* GIVEN REQUEST *
Among the entries below, copy only the span from the line containing "What D3.js code" through the line containing "5, bottom: 357.5". Do so exactly, and skip the pictures.

* DATA SHOWN *
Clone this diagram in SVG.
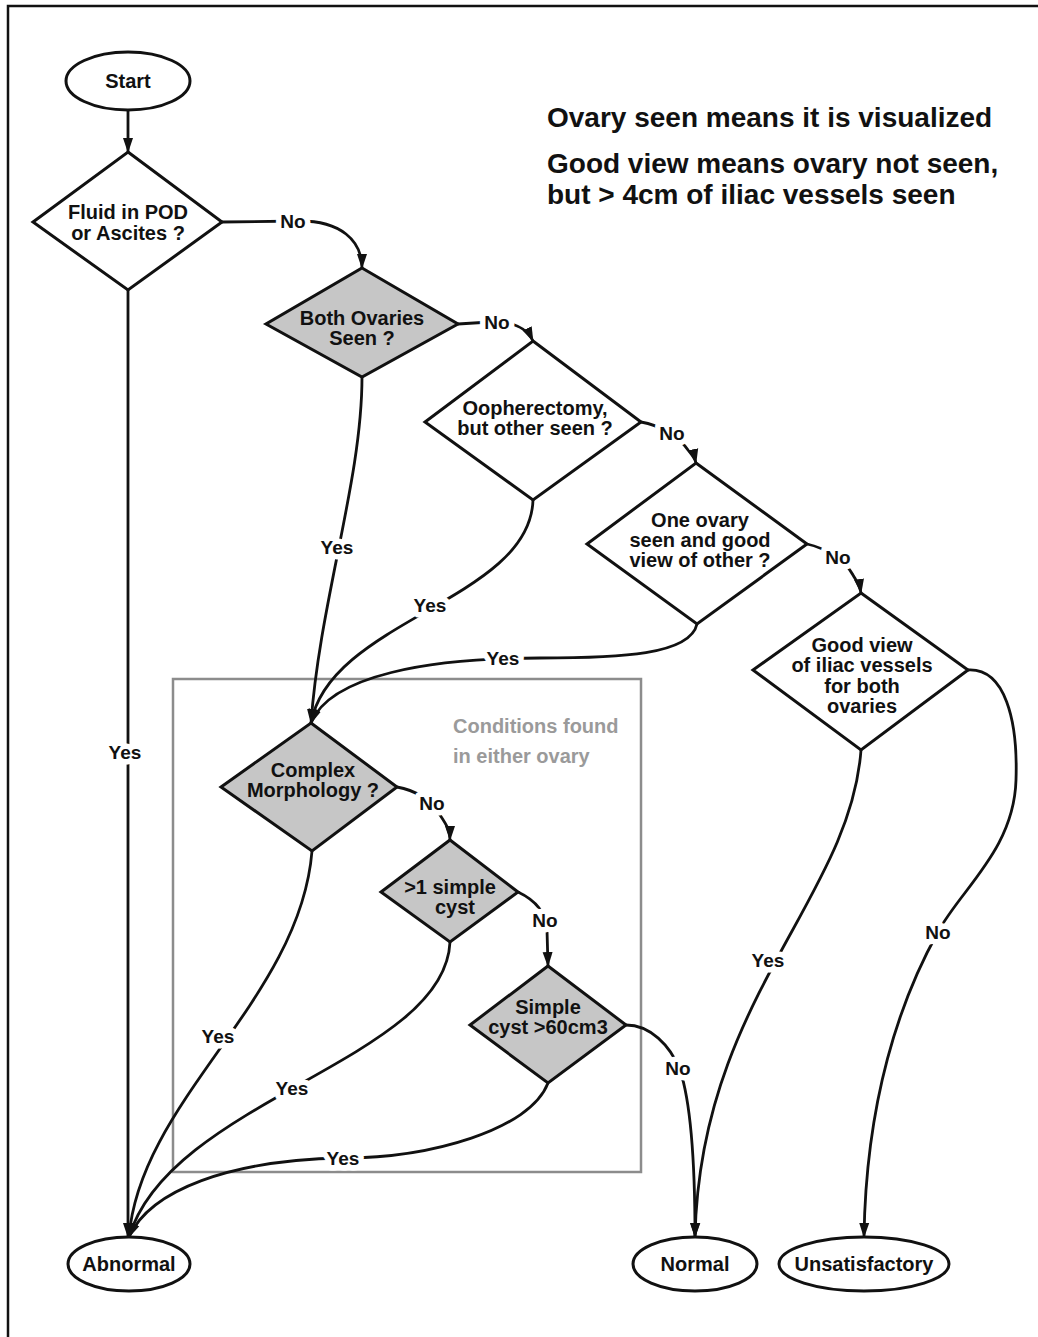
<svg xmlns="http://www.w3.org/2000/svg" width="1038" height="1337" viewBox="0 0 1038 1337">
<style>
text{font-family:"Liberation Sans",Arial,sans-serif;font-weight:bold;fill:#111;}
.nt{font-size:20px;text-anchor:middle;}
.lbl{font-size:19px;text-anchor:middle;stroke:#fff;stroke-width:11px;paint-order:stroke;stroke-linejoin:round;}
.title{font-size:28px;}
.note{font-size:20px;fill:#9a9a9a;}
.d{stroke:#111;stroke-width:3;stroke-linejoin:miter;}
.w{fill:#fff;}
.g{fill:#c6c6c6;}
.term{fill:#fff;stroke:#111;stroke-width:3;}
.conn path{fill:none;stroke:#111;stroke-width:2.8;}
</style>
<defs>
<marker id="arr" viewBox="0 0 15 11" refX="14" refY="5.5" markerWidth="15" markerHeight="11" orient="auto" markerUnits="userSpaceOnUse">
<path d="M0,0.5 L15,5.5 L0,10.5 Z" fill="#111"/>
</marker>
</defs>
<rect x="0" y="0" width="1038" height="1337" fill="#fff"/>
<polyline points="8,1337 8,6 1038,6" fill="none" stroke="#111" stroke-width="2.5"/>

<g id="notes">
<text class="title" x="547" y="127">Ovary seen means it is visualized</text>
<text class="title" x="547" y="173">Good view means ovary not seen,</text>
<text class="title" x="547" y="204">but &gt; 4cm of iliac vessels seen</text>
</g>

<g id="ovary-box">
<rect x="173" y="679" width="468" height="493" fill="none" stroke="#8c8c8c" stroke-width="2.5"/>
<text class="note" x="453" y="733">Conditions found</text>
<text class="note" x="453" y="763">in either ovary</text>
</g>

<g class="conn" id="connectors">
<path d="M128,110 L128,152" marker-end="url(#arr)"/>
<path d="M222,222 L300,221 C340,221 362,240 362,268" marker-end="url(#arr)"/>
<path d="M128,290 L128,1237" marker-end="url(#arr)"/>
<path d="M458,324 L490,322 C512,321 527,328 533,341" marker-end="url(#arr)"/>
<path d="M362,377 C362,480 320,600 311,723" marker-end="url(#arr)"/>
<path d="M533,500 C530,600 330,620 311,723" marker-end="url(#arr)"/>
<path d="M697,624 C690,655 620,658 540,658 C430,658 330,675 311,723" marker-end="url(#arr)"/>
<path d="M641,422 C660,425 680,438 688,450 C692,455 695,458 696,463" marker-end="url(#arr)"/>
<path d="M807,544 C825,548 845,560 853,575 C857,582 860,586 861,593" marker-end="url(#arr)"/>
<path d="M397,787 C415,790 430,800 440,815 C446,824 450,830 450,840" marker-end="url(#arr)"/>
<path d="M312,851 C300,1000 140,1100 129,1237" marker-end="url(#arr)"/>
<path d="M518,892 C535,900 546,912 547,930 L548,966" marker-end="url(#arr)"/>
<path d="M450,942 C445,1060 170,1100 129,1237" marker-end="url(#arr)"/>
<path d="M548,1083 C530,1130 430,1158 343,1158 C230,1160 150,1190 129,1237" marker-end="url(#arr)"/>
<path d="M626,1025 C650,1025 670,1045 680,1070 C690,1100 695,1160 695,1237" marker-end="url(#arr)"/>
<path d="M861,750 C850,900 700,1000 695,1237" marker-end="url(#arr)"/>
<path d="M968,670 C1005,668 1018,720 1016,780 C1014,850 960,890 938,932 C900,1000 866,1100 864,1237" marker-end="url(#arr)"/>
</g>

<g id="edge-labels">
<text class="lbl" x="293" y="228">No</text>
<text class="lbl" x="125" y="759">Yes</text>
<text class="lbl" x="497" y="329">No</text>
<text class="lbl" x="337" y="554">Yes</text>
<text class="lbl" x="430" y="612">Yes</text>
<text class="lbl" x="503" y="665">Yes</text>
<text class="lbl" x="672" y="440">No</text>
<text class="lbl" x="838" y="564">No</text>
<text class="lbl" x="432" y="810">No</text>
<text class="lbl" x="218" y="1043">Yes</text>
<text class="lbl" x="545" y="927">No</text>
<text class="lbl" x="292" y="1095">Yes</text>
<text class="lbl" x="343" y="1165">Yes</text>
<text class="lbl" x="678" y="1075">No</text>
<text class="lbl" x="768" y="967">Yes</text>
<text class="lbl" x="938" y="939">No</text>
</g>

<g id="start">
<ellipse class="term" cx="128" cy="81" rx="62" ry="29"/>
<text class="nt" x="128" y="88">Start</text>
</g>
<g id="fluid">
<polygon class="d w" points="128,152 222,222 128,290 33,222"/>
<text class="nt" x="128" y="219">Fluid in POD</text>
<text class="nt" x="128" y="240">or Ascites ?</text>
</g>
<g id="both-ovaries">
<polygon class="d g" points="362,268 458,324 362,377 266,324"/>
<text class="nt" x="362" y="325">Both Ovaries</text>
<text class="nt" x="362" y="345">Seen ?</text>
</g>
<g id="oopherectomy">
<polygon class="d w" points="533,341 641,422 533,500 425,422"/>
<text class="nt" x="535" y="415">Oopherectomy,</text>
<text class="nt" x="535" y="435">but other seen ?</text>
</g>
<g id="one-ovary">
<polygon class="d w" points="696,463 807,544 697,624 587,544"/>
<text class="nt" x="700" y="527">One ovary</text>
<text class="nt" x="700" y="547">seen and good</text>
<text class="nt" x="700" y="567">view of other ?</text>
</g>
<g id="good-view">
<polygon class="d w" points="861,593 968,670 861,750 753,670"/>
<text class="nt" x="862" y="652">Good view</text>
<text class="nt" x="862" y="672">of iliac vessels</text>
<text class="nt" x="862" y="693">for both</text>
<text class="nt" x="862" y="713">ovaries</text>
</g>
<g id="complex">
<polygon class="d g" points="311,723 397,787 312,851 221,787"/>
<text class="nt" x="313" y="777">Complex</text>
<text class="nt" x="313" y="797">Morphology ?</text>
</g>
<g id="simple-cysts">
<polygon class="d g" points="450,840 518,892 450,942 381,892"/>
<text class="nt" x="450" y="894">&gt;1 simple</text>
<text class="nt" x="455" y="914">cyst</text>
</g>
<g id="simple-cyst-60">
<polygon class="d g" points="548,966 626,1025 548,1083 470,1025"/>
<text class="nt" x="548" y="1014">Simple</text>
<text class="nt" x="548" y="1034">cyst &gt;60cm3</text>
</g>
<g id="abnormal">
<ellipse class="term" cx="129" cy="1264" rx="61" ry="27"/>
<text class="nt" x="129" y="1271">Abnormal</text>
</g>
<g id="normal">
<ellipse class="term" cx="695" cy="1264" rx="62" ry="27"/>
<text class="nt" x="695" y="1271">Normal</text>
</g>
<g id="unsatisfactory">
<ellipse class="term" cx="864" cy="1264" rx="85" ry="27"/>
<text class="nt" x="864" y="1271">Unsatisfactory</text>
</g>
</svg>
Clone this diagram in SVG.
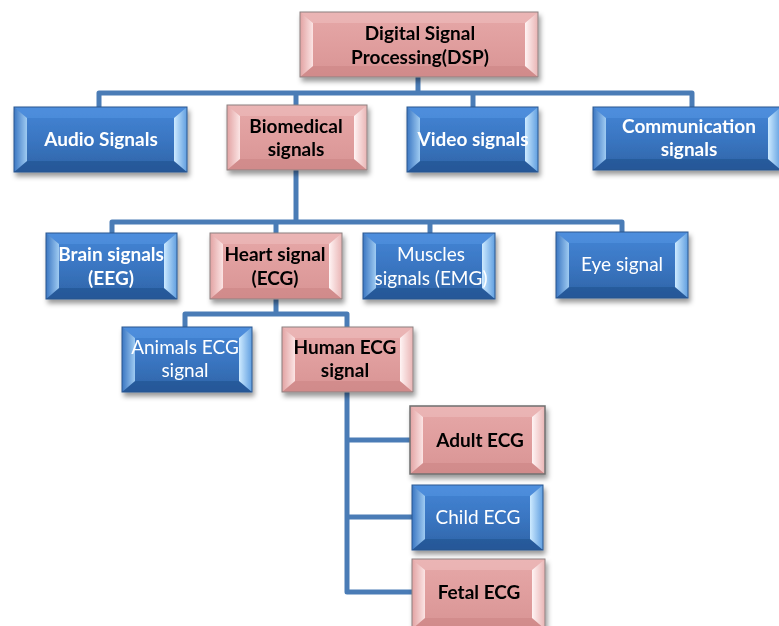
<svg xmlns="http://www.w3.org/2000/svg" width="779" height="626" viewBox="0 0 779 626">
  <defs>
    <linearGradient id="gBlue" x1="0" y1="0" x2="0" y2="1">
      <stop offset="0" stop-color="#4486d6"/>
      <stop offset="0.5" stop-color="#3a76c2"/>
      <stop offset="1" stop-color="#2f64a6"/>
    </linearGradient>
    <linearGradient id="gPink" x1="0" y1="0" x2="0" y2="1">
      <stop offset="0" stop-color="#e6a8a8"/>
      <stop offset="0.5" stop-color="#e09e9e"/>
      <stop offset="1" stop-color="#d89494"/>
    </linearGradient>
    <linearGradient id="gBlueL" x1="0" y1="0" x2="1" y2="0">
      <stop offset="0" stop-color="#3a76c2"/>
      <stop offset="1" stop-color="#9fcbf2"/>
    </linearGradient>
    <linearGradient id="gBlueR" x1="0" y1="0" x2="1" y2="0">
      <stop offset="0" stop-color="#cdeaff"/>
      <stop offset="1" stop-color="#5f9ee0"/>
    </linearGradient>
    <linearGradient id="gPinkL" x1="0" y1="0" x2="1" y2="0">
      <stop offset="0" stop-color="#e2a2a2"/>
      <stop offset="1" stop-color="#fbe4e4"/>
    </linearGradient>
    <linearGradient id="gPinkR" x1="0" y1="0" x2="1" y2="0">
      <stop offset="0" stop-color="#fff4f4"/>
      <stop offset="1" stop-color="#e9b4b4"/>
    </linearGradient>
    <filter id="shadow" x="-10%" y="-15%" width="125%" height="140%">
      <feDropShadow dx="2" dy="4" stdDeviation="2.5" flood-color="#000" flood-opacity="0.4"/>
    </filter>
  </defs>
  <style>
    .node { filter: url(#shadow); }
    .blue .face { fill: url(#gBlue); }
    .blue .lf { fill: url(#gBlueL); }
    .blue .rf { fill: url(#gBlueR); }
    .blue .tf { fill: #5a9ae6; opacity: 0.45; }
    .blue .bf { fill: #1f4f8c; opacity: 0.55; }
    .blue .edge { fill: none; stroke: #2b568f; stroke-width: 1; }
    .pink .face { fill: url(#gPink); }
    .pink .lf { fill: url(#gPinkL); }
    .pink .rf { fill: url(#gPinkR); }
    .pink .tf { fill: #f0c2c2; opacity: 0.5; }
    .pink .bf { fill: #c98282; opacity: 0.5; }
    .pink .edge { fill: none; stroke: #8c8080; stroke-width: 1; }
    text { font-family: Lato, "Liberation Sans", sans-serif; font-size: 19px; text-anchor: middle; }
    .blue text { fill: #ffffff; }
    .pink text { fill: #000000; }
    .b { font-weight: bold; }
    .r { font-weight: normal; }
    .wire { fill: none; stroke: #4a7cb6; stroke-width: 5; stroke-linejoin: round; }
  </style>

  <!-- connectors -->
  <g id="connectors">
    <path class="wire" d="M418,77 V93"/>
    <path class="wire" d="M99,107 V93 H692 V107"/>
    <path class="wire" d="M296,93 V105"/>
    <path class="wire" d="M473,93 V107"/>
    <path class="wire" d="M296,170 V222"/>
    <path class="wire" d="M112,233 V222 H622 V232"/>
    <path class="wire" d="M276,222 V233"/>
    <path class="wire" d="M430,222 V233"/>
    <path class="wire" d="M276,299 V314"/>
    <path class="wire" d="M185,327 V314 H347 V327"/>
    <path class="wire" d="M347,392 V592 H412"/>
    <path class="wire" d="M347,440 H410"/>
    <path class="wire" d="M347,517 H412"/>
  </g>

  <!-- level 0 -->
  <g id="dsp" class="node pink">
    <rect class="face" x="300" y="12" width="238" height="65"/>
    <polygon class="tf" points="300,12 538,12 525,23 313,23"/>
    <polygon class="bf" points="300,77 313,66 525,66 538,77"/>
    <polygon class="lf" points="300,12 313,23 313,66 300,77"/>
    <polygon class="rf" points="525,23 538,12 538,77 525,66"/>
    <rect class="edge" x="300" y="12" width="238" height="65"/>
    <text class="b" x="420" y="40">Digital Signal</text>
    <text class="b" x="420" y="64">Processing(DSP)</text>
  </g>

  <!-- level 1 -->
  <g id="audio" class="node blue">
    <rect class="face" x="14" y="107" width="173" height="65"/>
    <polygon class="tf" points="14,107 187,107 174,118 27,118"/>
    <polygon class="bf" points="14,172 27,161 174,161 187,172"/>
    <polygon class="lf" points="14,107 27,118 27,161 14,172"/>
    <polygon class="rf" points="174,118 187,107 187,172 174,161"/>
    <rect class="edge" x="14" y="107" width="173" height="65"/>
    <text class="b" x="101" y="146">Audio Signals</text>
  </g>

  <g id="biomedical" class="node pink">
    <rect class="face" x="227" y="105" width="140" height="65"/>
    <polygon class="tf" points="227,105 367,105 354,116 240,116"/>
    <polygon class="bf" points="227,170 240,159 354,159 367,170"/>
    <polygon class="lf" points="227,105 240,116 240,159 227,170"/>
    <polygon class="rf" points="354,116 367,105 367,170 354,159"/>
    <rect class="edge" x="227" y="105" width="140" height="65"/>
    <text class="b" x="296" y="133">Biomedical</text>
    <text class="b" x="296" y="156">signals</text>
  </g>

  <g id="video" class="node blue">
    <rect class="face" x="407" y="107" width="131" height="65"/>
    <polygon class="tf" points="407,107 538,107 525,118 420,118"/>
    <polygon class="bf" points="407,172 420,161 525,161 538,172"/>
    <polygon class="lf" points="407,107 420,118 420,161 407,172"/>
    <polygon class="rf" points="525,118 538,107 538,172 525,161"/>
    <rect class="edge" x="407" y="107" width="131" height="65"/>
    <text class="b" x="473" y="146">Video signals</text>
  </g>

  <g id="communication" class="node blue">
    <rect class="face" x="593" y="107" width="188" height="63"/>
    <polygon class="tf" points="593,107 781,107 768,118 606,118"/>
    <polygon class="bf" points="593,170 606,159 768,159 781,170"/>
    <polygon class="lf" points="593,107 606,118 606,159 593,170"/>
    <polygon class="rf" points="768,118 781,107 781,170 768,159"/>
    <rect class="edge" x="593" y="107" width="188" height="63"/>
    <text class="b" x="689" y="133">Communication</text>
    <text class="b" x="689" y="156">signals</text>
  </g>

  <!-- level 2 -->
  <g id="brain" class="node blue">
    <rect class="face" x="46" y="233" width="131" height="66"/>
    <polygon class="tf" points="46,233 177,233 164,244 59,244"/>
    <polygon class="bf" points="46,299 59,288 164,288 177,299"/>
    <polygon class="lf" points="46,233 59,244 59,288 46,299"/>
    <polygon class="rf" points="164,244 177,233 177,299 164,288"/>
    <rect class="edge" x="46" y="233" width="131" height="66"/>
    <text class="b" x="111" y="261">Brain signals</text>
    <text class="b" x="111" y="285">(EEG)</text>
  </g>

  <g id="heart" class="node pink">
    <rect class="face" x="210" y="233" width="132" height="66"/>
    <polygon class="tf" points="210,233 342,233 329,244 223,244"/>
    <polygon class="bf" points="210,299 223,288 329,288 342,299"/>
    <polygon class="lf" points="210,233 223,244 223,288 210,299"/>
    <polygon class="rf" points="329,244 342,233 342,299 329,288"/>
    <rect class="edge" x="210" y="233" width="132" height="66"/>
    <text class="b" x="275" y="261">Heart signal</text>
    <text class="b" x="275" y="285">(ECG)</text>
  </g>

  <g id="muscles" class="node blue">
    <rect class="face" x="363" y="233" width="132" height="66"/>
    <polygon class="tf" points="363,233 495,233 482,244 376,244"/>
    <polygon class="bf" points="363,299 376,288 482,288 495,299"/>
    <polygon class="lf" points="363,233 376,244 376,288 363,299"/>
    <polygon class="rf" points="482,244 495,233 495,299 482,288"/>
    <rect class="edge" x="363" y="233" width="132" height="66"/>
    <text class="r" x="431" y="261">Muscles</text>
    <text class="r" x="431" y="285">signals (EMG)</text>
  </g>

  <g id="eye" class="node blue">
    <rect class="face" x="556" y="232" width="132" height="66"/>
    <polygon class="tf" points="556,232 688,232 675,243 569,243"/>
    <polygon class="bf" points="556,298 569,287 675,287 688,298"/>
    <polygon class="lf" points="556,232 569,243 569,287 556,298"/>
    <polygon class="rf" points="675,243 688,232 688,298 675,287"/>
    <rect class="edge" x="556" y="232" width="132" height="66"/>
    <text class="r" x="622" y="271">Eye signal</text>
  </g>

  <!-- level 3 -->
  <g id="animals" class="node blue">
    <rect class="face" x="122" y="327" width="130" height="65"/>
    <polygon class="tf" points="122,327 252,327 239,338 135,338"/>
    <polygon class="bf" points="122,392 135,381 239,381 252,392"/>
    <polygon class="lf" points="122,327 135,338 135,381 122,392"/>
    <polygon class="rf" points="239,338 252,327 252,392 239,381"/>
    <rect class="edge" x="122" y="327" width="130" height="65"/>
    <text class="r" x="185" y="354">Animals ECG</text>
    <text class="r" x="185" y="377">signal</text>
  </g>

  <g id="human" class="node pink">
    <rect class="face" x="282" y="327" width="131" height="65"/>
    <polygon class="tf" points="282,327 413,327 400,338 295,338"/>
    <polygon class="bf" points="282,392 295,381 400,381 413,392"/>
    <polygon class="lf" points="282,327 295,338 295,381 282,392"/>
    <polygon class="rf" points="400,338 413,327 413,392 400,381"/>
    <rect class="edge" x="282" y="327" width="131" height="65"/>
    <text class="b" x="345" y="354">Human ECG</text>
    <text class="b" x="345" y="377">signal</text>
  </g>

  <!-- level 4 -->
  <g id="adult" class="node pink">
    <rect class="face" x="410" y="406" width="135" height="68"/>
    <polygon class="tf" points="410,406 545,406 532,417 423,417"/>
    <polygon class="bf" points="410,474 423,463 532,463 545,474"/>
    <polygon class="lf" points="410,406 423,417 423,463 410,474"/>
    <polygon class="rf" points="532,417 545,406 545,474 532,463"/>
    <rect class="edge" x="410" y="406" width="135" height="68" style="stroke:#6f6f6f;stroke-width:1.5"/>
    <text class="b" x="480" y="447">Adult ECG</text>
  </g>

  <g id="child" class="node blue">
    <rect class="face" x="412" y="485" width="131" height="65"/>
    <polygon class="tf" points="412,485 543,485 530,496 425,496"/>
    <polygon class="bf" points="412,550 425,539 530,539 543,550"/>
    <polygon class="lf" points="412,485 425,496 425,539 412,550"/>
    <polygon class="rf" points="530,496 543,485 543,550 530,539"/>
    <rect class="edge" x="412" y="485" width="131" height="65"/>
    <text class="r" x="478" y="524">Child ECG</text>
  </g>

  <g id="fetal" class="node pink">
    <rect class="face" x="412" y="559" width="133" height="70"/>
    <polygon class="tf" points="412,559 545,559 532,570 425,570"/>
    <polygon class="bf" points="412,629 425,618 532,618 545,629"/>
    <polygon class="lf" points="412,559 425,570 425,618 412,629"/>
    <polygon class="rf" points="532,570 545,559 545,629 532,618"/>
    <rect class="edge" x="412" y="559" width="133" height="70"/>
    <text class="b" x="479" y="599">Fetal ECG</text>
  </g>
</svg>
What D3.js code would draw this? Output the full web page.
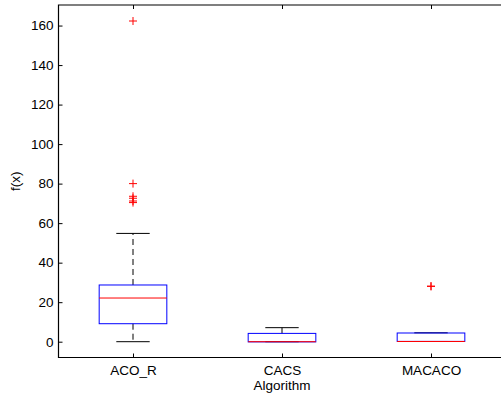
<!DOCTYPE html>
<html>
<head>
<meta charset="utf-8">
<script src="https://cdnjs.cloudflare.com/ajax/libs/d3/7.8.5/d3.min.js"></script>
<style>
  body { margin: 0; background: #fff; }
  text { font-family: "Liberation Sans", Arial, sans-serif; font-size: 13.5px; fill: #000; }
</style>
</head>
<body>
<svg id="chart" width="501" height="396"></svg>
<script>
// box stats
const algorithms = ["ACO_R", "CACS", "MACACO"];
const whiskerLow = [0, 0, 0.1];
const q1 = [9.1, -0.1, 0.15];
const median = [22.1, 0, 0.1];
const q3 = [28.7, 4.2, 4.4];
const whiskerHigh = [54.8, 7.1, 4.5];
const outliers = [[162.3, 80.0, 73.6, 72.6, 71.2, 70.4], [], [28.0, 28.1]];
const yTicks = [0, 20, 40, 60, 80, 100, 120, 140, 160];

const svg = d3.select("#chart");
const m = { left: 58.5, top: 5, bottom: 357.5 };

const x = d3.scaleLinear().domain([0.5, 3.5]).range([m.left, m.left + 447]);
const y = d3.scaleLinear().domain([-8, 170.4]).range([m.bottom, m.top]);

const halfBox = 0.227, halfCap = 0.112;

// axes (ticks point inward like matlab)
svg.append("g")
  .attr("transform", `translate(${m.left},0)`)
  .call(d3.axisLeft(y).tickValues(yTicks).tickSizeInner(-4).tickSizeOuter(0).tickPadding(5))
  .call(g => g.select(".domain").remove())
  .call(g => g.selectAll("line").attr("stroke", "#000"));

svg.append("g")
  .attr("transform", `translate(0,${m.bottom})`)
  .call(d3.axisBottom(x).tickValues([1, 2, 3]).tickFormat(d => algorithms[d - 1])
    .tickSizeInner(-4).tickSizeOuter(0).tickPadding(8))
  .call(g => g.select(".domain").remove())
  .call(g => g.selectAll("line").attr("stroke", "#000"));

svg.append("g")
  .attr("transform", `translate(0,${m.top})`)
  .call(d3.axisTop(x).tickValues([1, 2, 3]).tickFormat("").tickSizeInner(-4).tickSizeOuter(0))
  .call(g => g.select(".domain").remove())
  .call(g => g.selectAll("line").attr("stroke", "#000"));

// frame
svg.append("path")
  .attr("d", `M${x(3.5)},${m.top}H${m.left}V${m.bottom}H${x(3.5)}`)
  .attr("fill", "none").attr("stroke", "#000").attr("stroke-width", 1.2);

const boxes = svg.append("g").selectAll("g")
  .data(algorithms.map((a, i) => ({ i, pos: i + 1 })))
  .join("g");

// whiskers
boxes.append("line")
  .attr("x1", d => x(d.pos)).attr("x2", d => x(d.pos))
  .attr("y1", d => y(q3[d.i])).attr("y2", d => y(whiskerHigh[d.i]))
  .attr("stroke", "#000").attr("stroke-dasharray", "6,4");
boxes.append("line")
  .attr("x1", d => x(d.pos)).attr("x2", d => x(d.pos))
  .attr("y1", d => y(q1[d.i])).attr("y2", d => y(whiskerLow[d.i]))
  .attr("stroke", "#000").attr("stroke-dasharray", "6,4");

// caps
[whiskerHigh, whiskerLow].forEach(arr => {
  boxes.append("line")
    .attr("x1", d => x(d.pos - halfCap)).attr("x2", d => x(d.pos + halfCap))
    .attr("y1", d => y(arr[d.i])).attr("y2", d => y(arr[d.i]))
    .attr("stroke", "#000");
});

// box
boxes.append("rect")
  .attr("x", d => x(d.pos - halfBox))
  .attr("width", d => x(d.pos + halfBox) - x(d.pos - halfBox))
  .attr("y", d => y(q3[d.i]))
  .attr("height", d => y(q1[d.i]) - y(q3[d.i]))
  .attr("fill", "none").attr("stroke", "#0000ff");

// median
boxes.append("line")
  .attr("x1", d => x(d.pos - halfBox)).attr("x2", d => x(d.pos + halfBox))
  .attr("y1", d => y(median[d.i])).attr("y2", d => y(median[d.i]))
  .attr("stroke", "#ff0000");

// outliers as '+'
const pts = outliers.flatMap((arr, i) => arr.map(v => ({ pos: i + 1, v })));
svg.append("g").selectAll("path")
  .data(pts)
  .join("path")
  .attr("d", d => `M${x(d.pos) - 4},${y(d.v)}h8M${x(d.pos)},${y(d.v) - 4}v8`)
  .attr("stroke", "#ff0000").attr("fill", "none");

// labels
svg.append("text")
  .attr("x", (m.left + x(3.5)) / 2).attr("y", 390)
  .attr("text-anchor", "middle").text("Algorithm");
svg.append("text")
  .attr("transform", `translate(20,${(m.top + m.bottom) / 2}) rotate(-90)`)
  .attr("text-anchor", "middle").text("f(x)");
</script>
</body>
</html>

* ANSWER TO THE PROBLEM *
What D3.js code would draw this? Output the full web page.
<!DOCTYPE html>
<html>
<head>
<meta charset="utf-8">
<script src="https://cdnjs.cloudflare.com/ajax/libs/d3/7.8.5/d3.min.js"></script>
<style>
  body { margin: 0; background: #fff; }
  text { font-family: "Liberation Sans", Arial, sans-serif; font-size: 13.5px; fill: #000; }
</style>
</head>
<body>
<svg id="chart" width="501" height="396"></svg>
<script>
// box stats
const algorithms = ["ACO_R", "CACS", "MACACO"];
const whiskerLow = [0, 0, 0.1];
const q1 = [9.1, -0.1, 0.15];
const median = [22.1, 0, 0.1];
const q3 = [28.7, 4.2, 4.4];
const whiskerHigh = [54.8, 7.1, 4.5];
const outliers = [[162.3, 80.0, 73.6, 72.6, 71.2, 70.4], [], [28.0, 28.1]];
const yTicks = [0, 20, 40, 60, 80, 100, 120, 140, 160];

const svg = d3.select("#chart");
const m = { left: 58.5, top: 5, bottom: 357.5 };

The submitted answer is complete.